(Goal of the exercise): Exactly as written, retype the listing below, omitting the pictures.
------ Information supplied
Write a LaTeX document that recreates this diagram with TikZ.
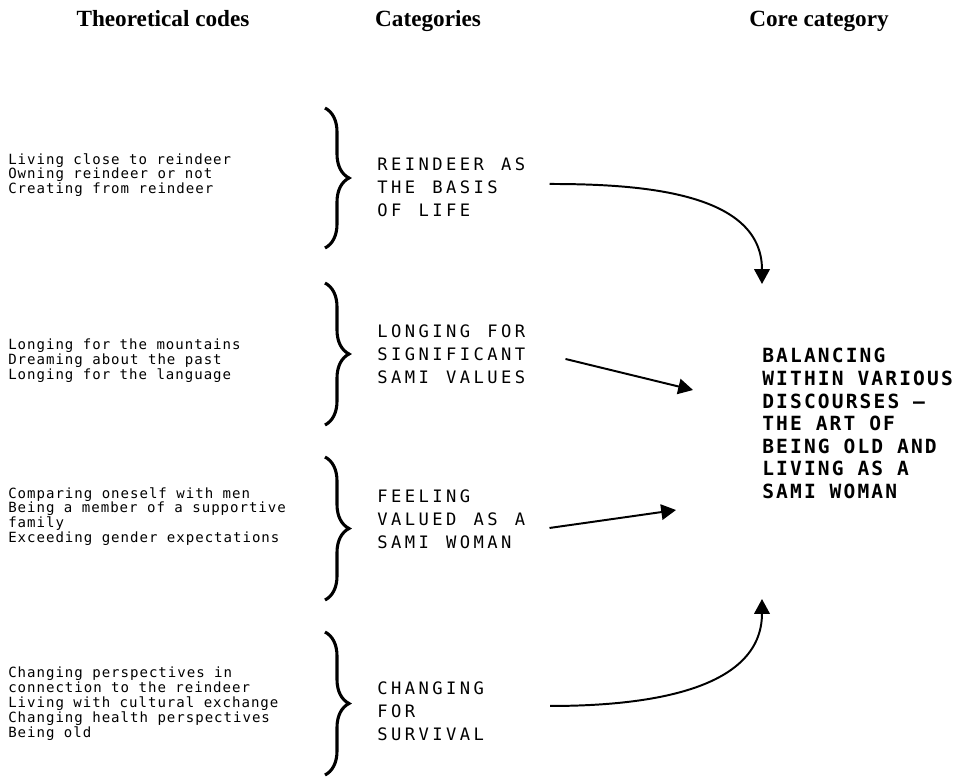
\documentclass[tikz,border=0pt]{standalone}
\usepackage{fontspec, tikz}
\usetikzlibrary{positioning}
\usetikzlibrary{calc}
\usetikzlibrary{arrows.meta}
\usetikzlibrary{decorations.pathreplacing}
\setmainfont{Liberation Serif}
\newfontfamily\codefont[LetterSpace=7]{DejaVu Sans Mono}
\newfontfamily\catfont[LetterSpace=20, WordSpace=1.25]{DejaVu Sans Mono}
\newfontfamily\corefont[LetterSpace=11]{DejaVu Sans Mono}

\begin{document}
\begin{tikzpicture}
    [x=0.025cm, y=-0.025cm,
    head/.style={font=\fontsize{16.5}{19}\selectfont\bfseries, inner sep=0pt, anchor=base},
    code/.style={font=\codefont\fontsize{10}{10.6}\selectfont, align=left, inner sep=0pt, anchor=north west},
    categ/.style={font=\catfont\fontsize{12.2}{16.5}\selectfont, align=left, inner sep=0pt, anchor=north west},
    core/.style={font=\corefont\bfseries\fontsize{13.9}{16.1}\selectfont, align=left, inner sep=0pt, anchor=north west},
    grp/.style={decorate, decoration={brace, amplitude=0.6cm}, line width=2.2pt},
    flow/.style={-{Triangle[length=10.5pt, width=11pt]}, line width=1.4pt}]
     \useasboundingbox (0,0) rectangle (962,777);
     %\draw[step=50,gray,very thin] (0,0) grid (962,777);
     \node[head] (hcodes) at (163, 26)     {Theoretical codes};
     \node[head] (hcat)   at (428, 26)     {Categories};
     \node[head] (hcore)  at (819, 26)     {Core category};
     \node[code] (c1) at (8, 153)    {Living close to reindeer\\Owning reindeer or not\\Creating from reindeer};
     \node[code] (c2) at (8, 339)    {Longing for the mountains\\Dreaming about the past\\Longing for the language};
     \node[code] (c3) at (8, 487)    {Comparing oneself with men\\Being a member of a supportive\\family\\Exceeding gender expectations};
     \node[code] (c4) at (8, 667)    {Changing perspectives in\\connection to the reindeer\\Living with cultural exchange\\Changing health perspectives\\Being old};
     \draw[grp] (325, 108) -- (325, 248);
     \draw[grp] (325, 283) -- (325, 425);
     \draw[grp] (325, 457) -- (325, 600);
     \draw[grp] (325, 632) -- (325, 775);
     \node[categ] (k1) at (377, 157)  {REINDEER AS\\THE BASIS\\OF LIFE};
     \node[categ] (k2) at (377, 324)  {LONGING FOR\\SIGNIFICANT\\SAMI VALUES};
     \node[categ] (k3) at (377, 489)  {FEELING\\VALUED AS A\\SAMI WOMAN};
     \node[categ] (k4) at (377, 681)  {CHANGING\\FOR\\SURVIVAL};
     \node[core] (bal) at (762, 348)  {BALANCING\\WITHIN VARIOUS\\DISCOURSES –\\THE ART OF\\BEING OLD AND\\LIVING AS A\\SAMI WOMAN};
     \coordinate (in1) at (762, 284);
     \coordinate (in2) at (693, 390);
     \coordinate (in3) at (676, 510);
     \coordinate (in4) at (762, 599);
     \draw[flow] ($(k1.east)+(24,-3)$) to[out=0, in=90] (in1);
     \draw[flow] ($(k2.east)+(40,5)$) -- (in2);
     \draw[flow] ($(k3.east)+(24,9)$) -- (in3);
     \draw[flow] ($(k4.east)+(66,-5)$) to[out=0, in=-90] (in4);
\end{tikzpicture}
\end{document}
------------
(Expected output):
Write a LaTeX document that recreates this diagram with TikZ.
\documentclass[tikz,border=0pt]{standalone}
\usepackage{fontspec, tikz}
\usetikzlibrary{positioning}
\usetikzlibrary{calc}
\usetikzlibrary{arrows.meta}
\usetikzlibrary{decorations.pathreplacing}
\setmainfont{Liberation Serif}
\newfontfamily\codefont[LetterSpace=7]{DejaVu Sans Mono}
\newfontfamily\catfont[LetterSpace=20, WordSpace=1.25]{DejaVu Sans Mono}
\newfontfamily\corefont[LetterSpace=11]{DejaVu Sans Mono}

\begin{document}
\begin{tikzpicture}
    [x=0.025cm, y=-0.025cm,
    head/.style={font=\fontsize{16.5}{19}\selectfont\bfseries, inner sep=0pt, anchor=base},
    code/.style={font=\codefont\fontsize{10}{10.6}\selectfont, align=left, inner sep=0pt, anchor=north west},
    categ/.style={font=\catfont\fontsize{12.2}{16.5}\selectfont, align=left, inner sep=0pt, anchor=north west},
    core/.style={font=\corefont\bfseries\fontsize{13.9}{16.1}\selectfont, align=left, inner sep=0pt, anchor=north west},
    grp/.style={decorate, decoration={brace, amplitude=0.6cm}, line width=2.2pt},
    flow/.style={-{Triangle[length=10.5pt, width=11pt]}, line width=1.4pt}]
     \useasboundingbox (0,0) rectangle (962,777);
     %\draw[step=50,gray,very thin] (0,0) grid (962,777);
     \node[head] (hcodes) at (163, 26)     {Theoretical codes};
     \node[head] (hcat)   at (428, 26)     {Categories};
     \node[head] (hcore)  at (819, 26)     {Core category};
     \node[code] (c1) at (8, 153)    {Living close to reindeer\\Owning reindeer or not\\Creating from reindeer};
     \node[code] (c2) at (8, 339)    {Longing for the mountains\\Dreaming about the past\\Longing for the language};
     \node[code] (c3) at (8, 487)    {Comparing oneself with men\\Being a member of a supportive\\family\\Exceeding gender expectations};
     \node[code] (c4) at (8, 667)    {Changing perspectives in\\connection to the reindeer\\Living with cultural exchange\\Changing health perspectives\\Being old};
     \draw[grp] (325, 108) -- (325, 248);
     \draw[grp] (325, 283) -- (325, 425);
     \draw[grp] (325, 457) -- (325, 600);
     \draw[grp] (325, 632) -- (325, 775);
     \node[categ] (k1) at (377, 157)  {REINDEER AS\\THE BASIS\\OF LIFE};
     \node[categ] (k2) at (377, 324)  {LONGING FOR\\SIGNIFICANT\\SAMI VALUES};
     \node[categ] (k3) at (377, 489)  {FEELING\\VALUED AS A\\SAMI WOMAN};
     \node[categ] (k4) at (377, 681)  {CHANGING\\FOR\\SURVIVAL};
     \node[core] (bal) at (762, 348)  {BALANCING\\WITHIN VARIOUS\\DISCOURSES –\\THE ART OF\\BEING OLD AND\\LIVING AS A\\SAMI WOMAN};
     \coordinate (in1) at (762, 284);
     \coordinate (in2) at (693, 390);
     \coordinate (in3) at (676, 510);
     \coordinate (in4) at (762, 599);
     \draw[flow] ($(k1.east)+(24,-3)$) to[out=0, in=90] (in1);
     \draw[flow] ($(k2.east)+(40,5)$) -- (in2);
     \draw[flow] ($(k3.east)+(24,9)$) -- (in3);
     \draw[flow] ($(k4.east)+(66,-5)$) to[out=0, in=-90] (in4);
\end{tikzpicture}
\end{document}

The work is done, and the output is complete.